Canadian auto sales experienced yet another good year in 2013 as sales of light vehicles grew for the third consecutive time, according to a new report by BMO Economics.
Preliminary numbers show sales of passenger vehicles jumping to 1.74 million units in 2013, an increase of 4 per cent since over the 1.68 million units sold in 2012, and a 10 per cent and a increase over 2011’s 1.59 million units.
“A solid model lineup and new offerings from manufacturers at very generous financing terms will continue to generate interest from the Canadian consumer,” said Alex Koustas, an economist with BMO Capital Markets.
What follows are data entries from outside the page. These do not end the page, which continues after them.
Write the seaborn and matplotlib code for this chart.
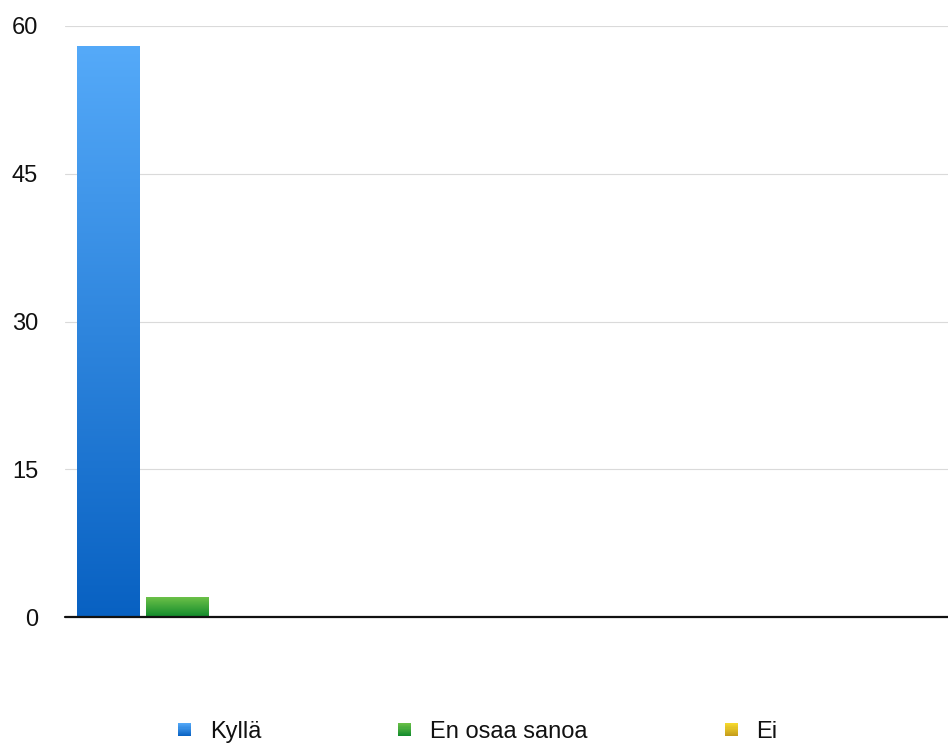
import numpy as np
import pandas as pd
import matplotlib
matplotlib.use("Agg")
import matplotlib.pyplot as plt
from matplotlib.patches import Rectangle
from matplotlib.legend_handler import HandlerBase
from matplotlib.colors import LinearSegmentedColormap
import seaborn as sns

# Survey answers and counts
answers = ["Kyllä", "En osaa sanoa", "Ei"]
counts = [58, 2, 0]
group = [""] * len(answers)
y_ticks = [0, 15, 30, 45, 60]

# Gradient colours per answer: (top, bottom)
gradients = {
    "Kyllä": ("#55aaf9", "#0861c2"),
    "En osaa sanoa": ("#6cc148", "#108a2c"),
    "Ei": ("#f8dc2e", "#c39a1a"),
}
mid_colors = {k: matplotlib.colors.to_hex(
    (np.array(matplotlib.colors.to_rgb(a)) + np.array(matplotlib.colors.to_rgb(b))) / 2)
    for k, (a, b) in gradients.items()}

df = pd.DataFrame({"group": group, "answer": answers, "count": counts})

sns.set_theme(style="white")
plt.rcParams["font.family"] = ["Liberation Sans", "DejaVu Sans"]

fig = plt.figure(figsize=(9.48, 7.49), dpi=100)
ax = fig.add_axes([65 / 948, 132 / 749, 883 / 948, 591 / 749])

sns.barplot(data=df, x="group", y="count", hue="answer", hue_order=answers,
            palette=mid_colors, width=1.0, gap=0.09, legend=False, ax=ax,
            linewidth=0, saturation=1)

xlim = (-0.545, 3.752)
ylim = (0, 60)

# Replace flat fills with vertical gradients clipped to each bar
for patch, ans in zip(ax.patches, answers):
    x0, y0 = patch.get_x(), patch.get_y()
    w, h = patch.get_width(), patch.get_height()
    if h <= 0:
        continue
    top, bottom = gradients[ans]
    cmap = LinearSegmentedColormap.from_list(ans, [bottom, top])
    grad = np.linspace(0, 1, 256).reshape(-1, 1)
    im = ax.imshow(grad, cmap=cmap, origin="lower", aspect="auto",
                   extent=[x0, x0 + w, y0, y0 + h], zorder=2, interpolation="bilinear")
    im.set_clip_path(patch)
    patch.set_facecolor("none")

ax.set_xlim(*xlim)
ax.set_ylim(*ylim)

ax.set_yticks(y_ticks)
ax.set_yticklabels([str(t) for t in y_ticks])
ax.set_xticks([])
ax.set_xlabel("")
ax.set_ylabel("")
ax.tick_params(axis="y", length=0, pad=19.4, labelsize=17, labelcolor="#111111")
for s in ax.spines.values():
    s.set_visible(False)

ax.grid(axis="y", color="#dadada", linewidth=0.8, zorder=0)
ax.set_axisbelow(True)
ax.axhline(0, color="#111111", linewidth=1.6, zorder=3, clip_on=False)


class GradientSwatch:
    def __init__(self, top, bottom):
        self.top = top
        self.bottom = bottom


class GradientHandler(HandlerBase):
    def create_artists(self, legend, orig_handle, xdescent, ydescent,
                       width, height, fontsize, trans):
        s = min(width, height)
        x = -xdescent + (width - s) / 2
        y = -ydescent + (height - s) / 2
        cmap = LinearSegmentedColormap.from_list("g", [orig_handle.bottom, orig_handle.top])
        n = 12
        arts = []
        for i in range(n):
            r = Rectangle((x, y + s * i / n), s, s / n + 0.3,
                          facecolor=cmap((i + 0.5) / n), edgecolor="none",
                          transform=trans)
            arts.append(r)
        return arts


handles = [GradientSwatch(*gradients[a]) for a in answers]
fig.legend(handles, answers, handler_map={GradientSwatch: GradientHandler()},
           loc="center", bbox_to_anchor=(0.504, 0.0227), ncol=3, frameon=False,
           fontsize=17, handlelength=0.55, handleheight=0.55, handletextpad=0.8,
           columnspacing=5.8, borderpad=0, labelcolor="#111111")

fig.savefig("out.png", dpi=100)
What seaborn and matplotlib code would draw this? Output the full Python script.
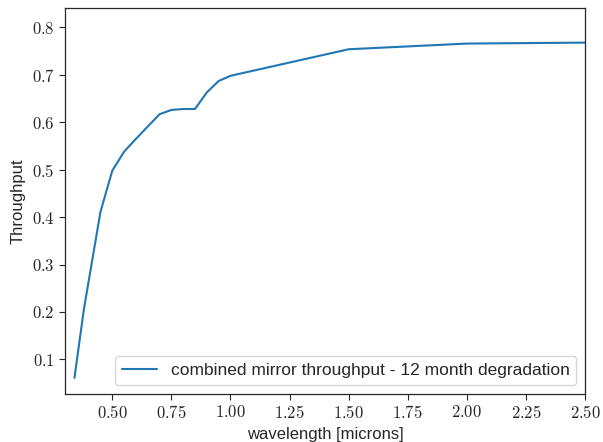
import matplotlib
matplotlib.use("Agg")
import matplotlib.pyplot as plt
import seaborn as sns
import pandas as pd
from matplotlib.ticker import FuncFormatter

wavelength = [0.34, 0.38, 0.45, 0.50, 0.55, 0.60, 0.70, 0.75, 0.80, 0.85, 0.90, 0.95, 1.00, 1.50, 2.00, 2.50]
throughput = [0.061, 0.206, 0.411, 0.498, 0.538, 0.565, 0.617, 0.626, 0.628, 0.628, 0.663, 0.687, 0.698, 0.754, 0.766, 0.768]
series_label = "combined mirror throughput - 12 month degradation"

sns.set_style("ticks")
plt.rcParams['font.family'] = ['Liberation Sans', 'DejaVu Sans']
plt.rcParams['mathtext.fontset'] = 'cm'

df = pd.DataFrame({"wavelength": wavelength, "throughput": throughput, "series": series_label})

fig = plt.figure(figsize=(6.03, 4.42), dpi=100)
ax = fig.add_axes([65/603, 1 - 394/442, 520/603, 386/442])
sns.lineplot(data=df, x="wavelength", y="throughput", hue="series", palette=["#1f77b4"],
             ax=ax, linewidth=1.5, sort=False)
ax.set_xlim(0.3, 2.5)
ax.set_ylim(0.027, 0.841)
ax.set_xticks([0.5, 0.75, 1.0, 1.25, 1.5, 1.75, 2.0, 2.25, 2.5])
ax.set_yticks([0.1, 0.2, 0.3, 0.4, 0.5, 0.6, 0.7, 0.8])
ax.xaxis.set_major_formatter(FuncFormatter(lambda v, p: f"${v:.2f}$"))
ax.yaxis.set_major_formatter(FuncFormatter(lambda v, p: f"${v:.1f}$"))
ax.tick_params(labelsize=12, length=4)
ax.set_xlabel("wavelength [microns]", fontsize=12, labelpad=4)
ax.set_ylabel("Throughput", fontsize=12)
for s in ax.spines.values():
    s.set_linewidth(0.9)
leg = ax.legend(loc="lower right", fontsize=12.5, frameon=True, title=None)
fig.savefig("out.png", dpi=100)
According to Koustas, sales activity is expected to remain brisk, but will likely drop off last year’s pace given rising ownership rates and more elevated debt levels. Auto sales will slide marginally from 1.78 million units in 2013 to 1.71 million units this year. Despite the anticipated drop in volumes, projected sales are expected to mark the third best performance on record.
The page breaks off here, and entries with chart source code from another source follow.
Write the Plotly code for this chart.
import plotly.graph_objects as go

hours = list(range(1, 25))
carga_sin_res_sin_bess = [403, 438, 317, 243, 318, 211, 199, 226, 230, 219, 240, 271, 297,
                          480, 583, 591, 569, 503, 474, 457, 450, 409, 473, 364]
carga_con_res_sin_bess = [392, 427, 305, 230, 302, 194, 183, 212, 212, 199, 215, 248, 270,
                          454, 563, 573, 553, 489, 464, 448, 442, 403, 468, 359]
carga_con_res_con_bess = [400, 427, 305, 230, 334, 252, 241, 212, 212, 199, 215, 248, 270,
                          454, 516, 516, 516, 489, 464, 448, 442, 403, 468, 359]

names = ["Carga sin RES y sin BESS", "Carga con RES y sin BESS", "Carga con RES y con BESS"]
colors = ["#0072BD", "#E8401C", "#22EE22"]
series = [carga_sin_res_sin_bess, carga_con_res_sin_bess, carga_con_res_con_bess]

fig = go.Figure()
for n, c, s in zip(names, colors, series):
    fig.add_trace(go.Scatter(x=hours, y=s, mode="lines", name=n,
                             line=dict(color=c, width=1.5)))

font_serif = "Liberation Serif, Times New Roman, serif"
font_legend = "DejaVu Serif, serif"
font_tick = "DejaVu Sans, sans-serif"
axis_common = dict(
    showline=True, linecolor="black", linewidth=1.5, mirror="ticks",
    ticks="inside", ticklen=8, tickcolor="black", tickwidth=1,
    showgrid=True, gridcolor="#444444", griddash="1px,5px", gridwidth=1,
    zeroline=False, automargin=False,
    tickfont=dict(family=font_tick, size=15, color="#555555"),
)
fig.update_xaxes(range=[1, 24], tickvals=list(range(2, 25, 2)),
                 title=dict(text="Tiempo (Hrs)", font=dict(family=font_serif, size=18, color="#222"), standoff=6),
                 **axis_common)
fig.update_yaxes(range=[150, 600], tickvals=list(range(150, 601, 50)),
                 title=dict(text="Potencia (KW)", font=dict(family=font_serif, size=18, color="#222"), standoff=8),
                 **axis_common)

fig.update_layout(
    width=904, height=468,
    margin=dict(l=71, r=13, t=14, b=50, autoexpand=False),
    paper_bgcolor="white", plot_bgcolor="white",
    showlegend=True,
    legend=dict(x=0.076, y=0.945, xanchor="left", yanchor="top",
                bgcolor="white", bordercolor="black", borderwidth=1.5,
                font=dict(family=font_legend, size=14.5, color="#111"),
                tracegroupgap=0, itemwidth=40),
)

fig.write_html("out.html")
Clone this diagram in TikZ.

Koustas also said that continued investments in the auto industry and competitive pressure are helping to fuel growth. Fuel efficiency has improved by nearly 20 per cent across the board in the last five years and the evolving technology, size, safety, and functionality of vehicles have also expanded.
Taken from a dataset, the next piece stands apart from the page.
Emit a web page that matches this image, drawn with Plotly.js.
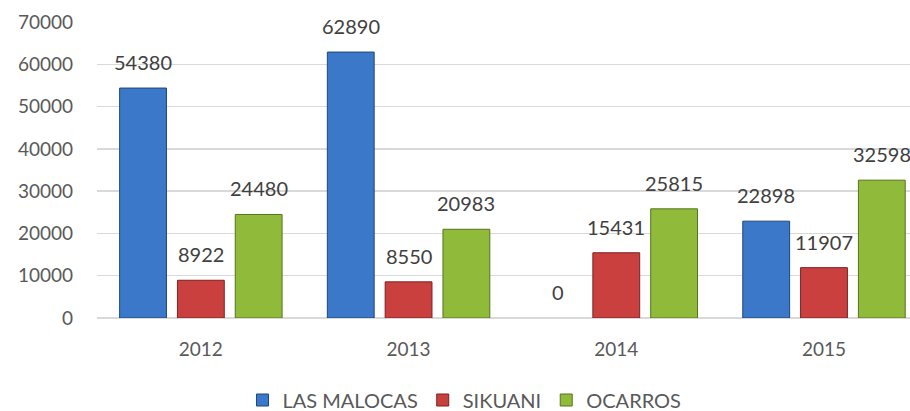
<!DOCTYPE html>
<html>
<head>
<meta charset="utf-8">
<script src="https://cdn.plot.ly/plotly-3.0.1.min.js"></script>
<style>html,body{margin:0;padding:0;background:#fff;}#chart{width:910px;height:411px;}</style>
</head>
<body>
<div id="chart"></div>
<script>
var years = ['2012', '2013', '2014', '2015'];
var seriesNames = ['LAS MALOCAS', 'SIKUANI', 'OCARROS'];
var lasMalocas = [54380, 62890, 0, 22898];
var sikuani = [8922, 8550, 15431, 11907];
var ocarros = [24480, 20983, 25815, 32598];
var yTicks = [0, 10000, 20000, 30000, 40000, 50000, 60000, 70000];

var seriesValues = [lasMalocas, sikuani, ocarros];
var fillColors = ['#3b78c9', '#c9403f', '#8fba3a'];
var lineColors = ['#1f4676', '#7a2222', '#56731f'];

var W = 910, H = 411;
var margin = {l: 97, r: 0, t: 22, b: 93, autoexpand: false};
var xRange = [-0.5, 3.414];
var bargap = 0.165, bargroupgap = 0.19;
var plotW = W - margin.l - margin.r;
var plotH = H - margin.t - margin.b;
var catPx = plotW / (xRange[1] - xRange[0]);
var slotPx = catPx * (1 - bargap) / 3;

var traces = seriesValues.map(function (vals, i) {
  return {
    type: 'bar',
    name: seriesNames[i],
    x: years,
    y: vals,
    marker: {
      color: fillColors[i],
      line: {color: lineColors[i], width: vals.map(function (v) { return v === 0 ? 0 : 1; })}
    },
    hoverinfo: 'none'
  };
});

var annotations = [];
seriesValues.forEach(function (vals, i) {
  vals.forEach(function (v, j) {
    annotations.push({
      x: j, y: v, xref: 'x', yref: 'y',
      text: String(v), showarrow: false,
      xanchor: 'center', yanchor: 'bottom',
      xshift: (i - 1) * slotPx, yshift: 12,
      font: {family: 'Lato, "Open Sans", sans-serif', size: 20, color: '#404040'}
    });
  });
});

var layout = {
  width: W, height: H,
  margin: margin,
  paper_bgcolor: '#ffffff', plot_bgcolor: '#ffffff',
  barmode: 'group', bargap: bargap, bargroupgap: bargroupgap,
  font: {family: 'Lato, "Open Sans", sans-serif', color: '#595959'},
  xaxis: {
    type: 'category', range: xRange,
    showgrid: false, zeroline: false, showline: false,
    ticks: '', ticklabelstandoff: 18,
    tickfont: {size: 19, color: '#595959'}
  },
  yaxis: {
    range: [0, 70000], tickvals: yTicks, ticktext: yTicks.map(String),
    showgrid: true, gridcolor: '#d9d9d9', gridwidth: 1.5,
    zeroline: true, zerolinecolor: '#d9d9d9', zerolinewidth: 1.5,
    showline: false, ticks: '', ticklabelstandoff: 23,
    tickfont: {size: 19, color: '#595959'}
  },
  showlegend: true,
  legend: {
    orientation: 'h', x: 0.452, xanchor: 'center', y: -(400 - 318) / plotH, yanchor: 'middle',
    font: {size: 20, color: '#595959'}, itemwidth: 30, traceorder: 'normal'
  },
  annotations: annotations
};

Plotly.newPlot('chart', traces, layout, {displayModeBar: false, staticPlot: true});
</script>
</body>
</html>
An additional factor driving sales is financing, the report said. Since 2009, Canadian automotive loan balances have increased by 165 per cent compared to 35 per cent in total consumer loans. With rates expected to remain low, BMO said, financing should remain relatively easy to acquire over the next year.
Leasing has also rebounded. Before the 2007 financial crisis, leasing accounted for nearly half of all auto sales but by 2009, it accounted for less than 10 per cent. Since then, lease activity has rebounded to more than 20 per cent of sales, BMO said.